Problematizing Jefferson as a historical figure helped me gain a deeper understanding of myself, my school, and my country. Seeing him as a paradoxical man instead of as an infallible figure is a segue to understanding how complicated American history is.
The truths of today’s political moment couldn’t be more self-evident. Susan Bro, the mother of Heather Heyer, eulogized her daughter in a powerful and righteous way. Her message to bigots was, “They tried to kill my child to shut her up. Well guess what? You just magnified her.” Heyer’s murder grabbed the attention of the country and many parts of the world. In the Bro’s words, this could be a “storm in a teacup,” or we can use Heyer’s sacrifice to work towards radical change. The stories we tell about the tragedies in Charlottesville matter now just as ever.

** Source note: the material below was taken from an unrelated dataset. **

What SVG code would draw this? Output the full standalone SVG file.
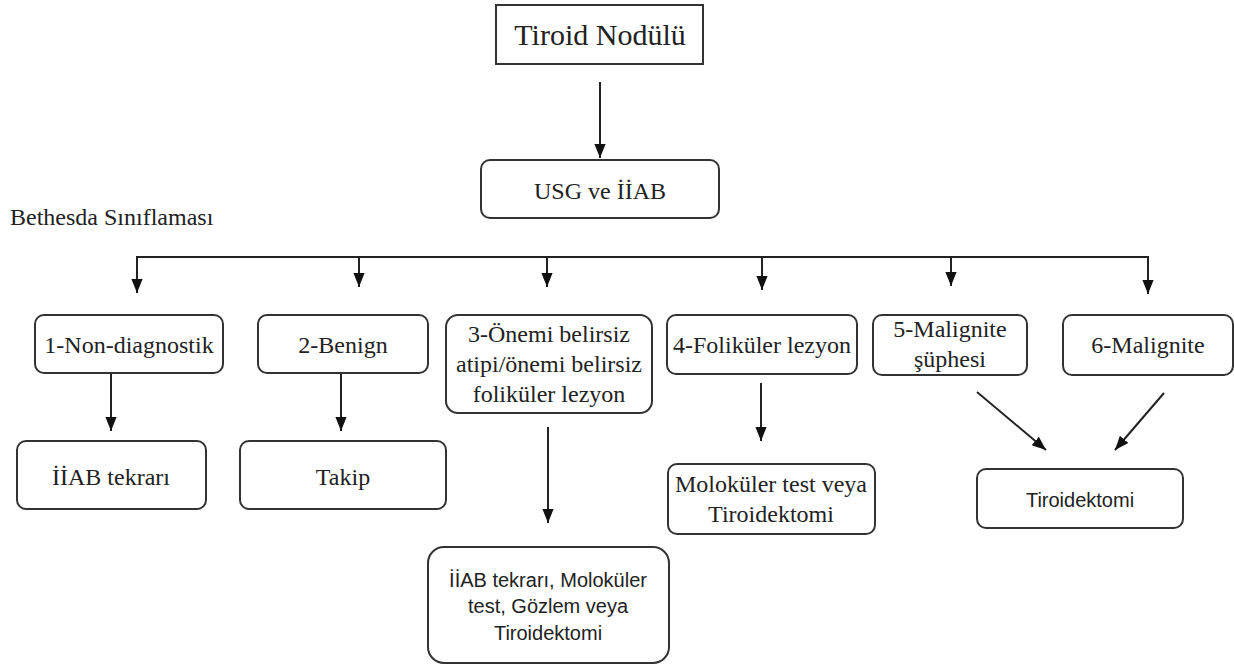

How we view figures like Jefferson as Hoos, Virginians, or Americans is a microcosm of how we view our country, its sins and redemptions. In order to progress, America needs to be more candid about the legacies we still wrestle with. As a journalist, I hope this domestic attack marks the end of profiles on “dapper white nationalists” and “hipster Nazis.” As an African-American, I’m crossing my fingers and toes that others finally recognize the things we’ve been saying for much longer than any presidency. As a historian, I strongly advocate our approaching U.S. history with the tenacity of veracity. We can’t change the present if the past passes through the prism of “great man” narratives.
We must examine the record and tell the whole story, or else acts of domestic terrorism will continue to feel like an unprecedented sickness with no remedy.
* * *
Joshua Adams is a writer and journalist from Chicago. He is an alum of both UVA and USC.